• **TASK REQUIREMENTS**
Reproduce the listing word for word. Skip any image.

============================================================

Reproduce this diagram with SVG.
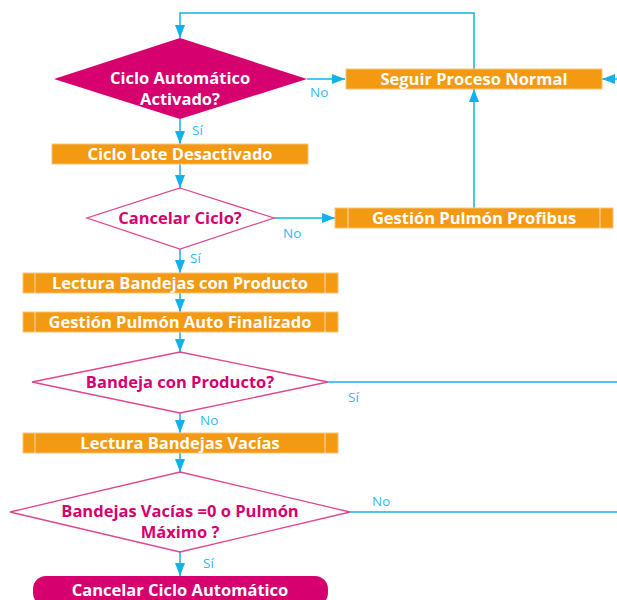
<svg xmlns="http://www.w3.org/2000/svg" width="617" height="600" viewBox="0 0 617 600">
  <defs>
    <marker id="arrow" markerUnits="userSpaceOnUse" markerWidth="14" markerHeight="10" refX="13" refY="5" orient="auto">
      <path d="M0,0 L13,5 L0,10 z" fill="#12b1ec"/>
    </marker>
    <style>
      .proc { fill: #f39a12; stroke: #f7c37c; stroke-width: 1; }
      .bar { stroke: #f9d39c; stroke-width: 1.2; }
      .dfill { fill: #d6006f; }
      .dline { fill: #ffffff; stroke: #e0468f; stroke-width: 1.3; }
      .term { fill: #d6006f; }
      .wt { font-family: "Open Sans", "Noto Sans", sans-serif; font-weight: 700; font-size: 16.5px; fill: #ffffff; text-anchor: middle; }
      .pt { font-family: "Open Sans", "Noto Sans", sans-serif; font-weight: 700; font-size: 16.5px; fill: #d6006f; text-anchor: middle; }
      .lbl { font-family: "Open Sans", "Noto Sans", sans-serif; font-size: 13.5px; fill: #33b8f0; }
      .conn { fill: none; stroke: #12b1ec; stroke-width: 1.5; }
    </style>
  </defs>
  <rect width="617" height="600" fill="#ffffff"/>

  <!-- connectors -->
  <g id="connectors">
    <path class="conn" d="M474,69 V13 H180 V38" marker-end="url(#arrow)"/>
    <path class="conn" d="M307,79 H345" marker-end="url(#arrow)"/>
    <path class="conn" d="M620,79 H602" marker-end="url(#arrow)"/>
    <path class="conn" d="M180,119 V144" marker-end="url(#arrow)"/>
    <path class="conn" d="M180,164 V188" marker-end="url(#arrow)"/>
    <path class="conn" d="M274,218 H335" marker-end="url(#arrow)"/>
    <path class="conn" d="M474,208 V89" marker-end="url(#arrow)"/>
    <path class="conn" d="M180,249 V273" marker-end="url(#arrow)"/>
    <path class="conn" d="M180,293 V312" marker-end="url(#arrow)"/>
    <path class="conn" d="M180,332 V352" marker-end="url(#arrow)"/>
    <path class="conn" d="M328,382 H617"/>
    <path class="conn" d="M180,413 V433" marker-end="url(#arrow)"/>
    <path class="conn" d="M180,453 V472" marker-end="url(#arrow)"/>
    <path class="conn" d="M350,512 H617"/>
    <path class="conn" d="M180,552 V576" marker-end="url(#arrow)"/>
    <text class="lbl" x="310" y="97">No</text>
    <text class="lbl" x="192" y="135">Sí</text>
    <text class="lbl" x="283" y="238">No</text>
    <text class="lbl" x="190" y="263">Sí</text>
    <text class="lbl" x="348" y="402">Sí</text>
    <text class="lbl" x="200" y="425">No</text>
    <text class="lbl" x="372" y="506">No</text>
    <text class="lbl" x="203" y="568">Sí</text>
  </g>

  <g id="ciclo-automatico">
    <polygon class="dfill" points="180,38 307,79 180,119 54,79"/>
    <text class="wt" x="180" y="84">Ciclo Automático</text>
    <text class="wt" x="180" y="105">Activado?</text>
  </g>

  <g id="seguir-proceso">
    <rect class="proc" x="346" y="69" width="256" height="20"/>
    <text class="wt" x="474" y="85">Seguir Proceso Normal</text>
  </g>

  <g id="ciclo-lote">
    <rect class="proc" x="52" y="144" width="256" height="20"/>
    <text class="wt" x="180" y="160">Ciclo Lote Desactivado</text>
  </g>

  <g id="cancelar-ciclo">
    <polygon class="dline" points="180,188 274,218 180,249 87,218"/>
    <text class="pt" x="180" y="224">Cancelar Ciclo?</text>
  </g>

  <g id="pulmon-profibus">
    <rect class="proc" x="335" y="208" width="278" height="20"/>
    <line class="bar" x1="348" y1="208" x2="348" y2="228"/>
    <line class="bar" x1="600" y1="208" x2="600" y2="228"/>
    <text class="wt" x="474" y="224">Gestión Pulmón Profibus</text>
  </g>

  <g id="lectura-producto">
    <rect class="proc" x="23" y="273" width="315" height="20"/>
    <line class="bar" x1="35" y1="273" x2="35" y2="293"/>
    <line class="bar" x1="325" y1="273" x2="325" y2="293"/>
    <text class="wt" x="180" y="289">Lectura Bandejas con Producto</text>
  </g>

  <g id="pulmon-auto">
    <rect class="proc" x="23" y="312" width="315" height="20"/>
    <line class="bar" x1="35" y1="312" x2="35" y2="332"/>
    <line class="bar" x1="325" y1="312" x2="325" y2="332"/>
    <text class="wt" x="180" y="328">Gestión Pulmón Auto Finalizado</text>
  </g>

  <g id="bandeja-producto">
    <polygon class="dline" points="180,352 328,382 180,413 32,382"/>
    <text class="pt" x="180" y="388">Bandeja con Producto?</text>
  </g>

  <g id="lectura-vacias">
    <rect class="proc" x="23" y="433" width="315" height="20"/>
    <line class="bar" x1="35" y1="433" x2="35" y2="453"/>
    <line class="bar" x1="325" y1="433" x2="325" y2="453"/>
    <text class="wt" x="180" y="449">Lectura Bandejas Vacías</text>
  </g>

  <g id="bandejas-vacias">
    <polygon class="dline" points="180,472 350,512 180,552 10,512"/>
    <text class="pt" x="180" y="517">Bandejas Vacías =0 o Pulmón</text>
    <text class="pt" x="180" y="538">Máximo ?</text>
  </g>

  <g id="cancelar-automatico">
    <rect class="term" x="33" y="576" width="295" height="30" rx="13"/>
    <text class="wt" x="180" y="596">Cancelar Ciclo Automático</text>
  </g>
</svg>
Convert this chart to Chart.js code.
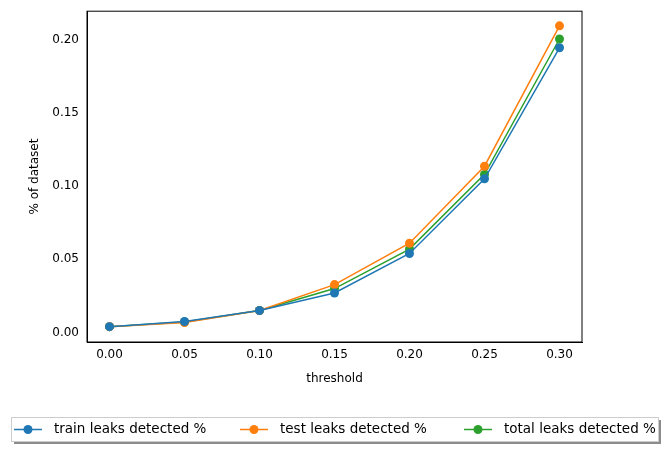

============================================================

• **FULL ANSWER**
Reproduce this diagram with SVG.
<svg xmlns="http://www.w3.org/2000/svg" width="617" height="600" viewBox="0 0 617 600">
  <defs>
    <marker id="arrow" markerUnits="userSpaceOnUse" markerWidth="14" markerHeight="10" refX="13" refY="5" orient="auto">
      <path d="M0,0 L13,5 L0,10 z" fill="#12b1ec"/>
    </marker>
    <style>
      .proc { fill: #f39a12; stroke: #f7c37c; stroke-width: 1; }
      .bar { stroke: #f9d39c; stroke-width: 1.2; }
      .dfill { fill: #d6006f; }
      .dline { fill: #ffffff; stroke: #e0468f; stroke-width: 1.3; }
      .term { fill: #d6006f; }
      .wt { font-family: "Open Sans", "Noto Sans", sans-serif; font-weight: 700; font-size: 16.5px; fill: #ffffff; text-anchor: middle; }
      .pt { font-family: "Open Sans", "Noto Sans", sans-serif; font-weight: 700; font-size: 16.5px; fill: #d6006f; text-anchor: middle; }
      .lbl { font-family: "Open Sans", "Noto Sans", sans-serif; font-size: 13.5px; fill: #33b8f0; }
      .conn { fill: none; stroke: #12b1ec; stroke-width: 1.5; }
    </style>
  </defs>
  <rect width="617" height="600" fill="#ffffff"/>

  <!-- connectors -->
  <g id="connectors">
    <path class="conn" d="M474,69 V13 H180 V38" marker-end="url(#arrow)"/>
    <path class="conn" d="M307,79 H345" marker-end="url(#arrow)"/>
    <path class="conn" d="M620,79 H602" marker-end="url(#arrow)"/>
    <path class="conn" d="M180,119 V144" marker-end="url(#arrow)"/>
    <path class="conn" d="M180,164 V188" marker-end="url(#arrow)"/>
    <path class="conn" d="M274,218 H335" marker-end="url(#arrow)"/>
    <path class="conn" d="M474,208 V89" marker-end="url(#arrow)"/>
    <path class="conn" d="M180,249 V273" marker-end="url(#arrow)"/>
    <path class="conn" d="M180,293 V312" marker-end="url(#arrow)"/>
    <path class="conn" d="M180,332 V352" marker-end="url(#arrow)"/>
    <path class="conn" d="M328,382 H617"/>
    <path class="conn" d="M180,413 V433" marker-end="url(#arrow)"/>
    <path class="conn" d="M180,453 V472" marker-end="url(#arrow)"/>
    <path class="conn" d="M350,512 H617"/>
    <path class="conn" d="M180,552 V576" marker-end="url(#arrow)"/>
    <text class="lbl" x="310" y="97">No</text>
    <text class="lbl" x="192" y="135">Sí</text>
    <text class="lbl" x="283" y="238">No</text>
    <text class="lbl" x="190" y="263">Sí</text>
    <text class="lbl" x="348" y="402">Sí</text>
    <text class="lbl" x="200" y="425">No</text>
    <text class="lbl" x="372" y="506">No</text>
    <text class="lbl" x="203" y="568">Sí</text>
  </g>

  <g id="ciclo-automatico">
    <polygon class="dfill" points="180,38 307,79 180,119 54,79"/>
    <text class="wt" x="180" y="84">Ciclo Automático</text>
    <text class="wt" x="180" y="105">Activado?</text>
  </g>

  <g id="seguir-proceso">
    <rect class="proc" x="346" y="69" width="256" height="20"/>
    <text class="wt" x="474" y="85">Seguir Proceso Normal</text>
  </g>

  <g id="ciclo-lote">
    <rect class="proc" x="52" y="144" width="256" height="20"/>
    <text class="wt" x="180" y="160">Ciclo Lote Desactivado</text>
  </g>

  <g id="cancelar-ciclo">
    <polygon class="dline" points="180,188 274,218 180,249 87,218"/>
    <text class="pt" x="180" y="224">Cancelar Ciclo?</text>
  </g>

  <g id="pulmon-profibus">
    <rect class="proc" x="335" y="208" width="278" height="20"/>
    <line class="bar" x1="348" y1="208" x2="348" y2="228"/>
    <line class="bar" x1="600" y1="208" x2="600" y2="228"/>
    <text class="wt" x="474" y="224">Gestión Pulmón Profibus</text>
  </g>

  <g id="lectura-producto">
    <rect class="proc" x="23" y="273" width="315" height="20"/>
    <line class="bar" x1="35" y1="273" x2="35" y2="293"/>
    <line class="bar" x1="325" y1="273" x2="325" y2="293"/>
    <text class="wt" x="180" y="289">Lectura Bandejas con Producto</text>
  </g>

  <g id="pulmon-auto">
    <rect class="proc" x="23" y="312" width="315" height="20"/>
    <line class="bar" x1="35" y1="312" x2="35" y2="332"/>
    <line class="bar" x1="325" y1="312" x2="325" y2="332"/>
    <text class="wt" x="180" y="328">Gestión Pulmón Auto Finalizado</text>
  </g>

  <g id="bandeja-producto">
    <polygon class="dline" points="180,352 328,382 180,413 32,382"/>
    <text class="pt" x="180" y="388">Bandeja con Producto?</text>
  </g>

  <g id="lectura-vacias">
    <rect class="proc" x="23" y="433" width="315" height="20"/>
    <line class="bar" x1="35" y1="433" x2="35" y2="453"/>
    <line class="bar" x1="325" y1="433" x2="325" y2="453"/>
    <text class="wt" x="180" y="449">Lectura Bandejas Vacías</text>
  </g>

  <g id="bandejas-vacias">
    <polygon class="dline" points="180,472 350,512 180,552 10,512"/>
    <text class="pt" x="180" y="517">Bandejas Vacías =0 o Pulmón</text>
    <text class="pt" x="180" y="538">Máximo ?</text>
  </g>

  <g id="cancelar-automatico">
    <rect class="term" x="33" y="576" width="295" height="30" rx="13"/>
    <text class="wt" x="180" y="596">Cancelar Ciclo Automático</text>
  </g>
</svg>
Convert this chart to Chart.js code.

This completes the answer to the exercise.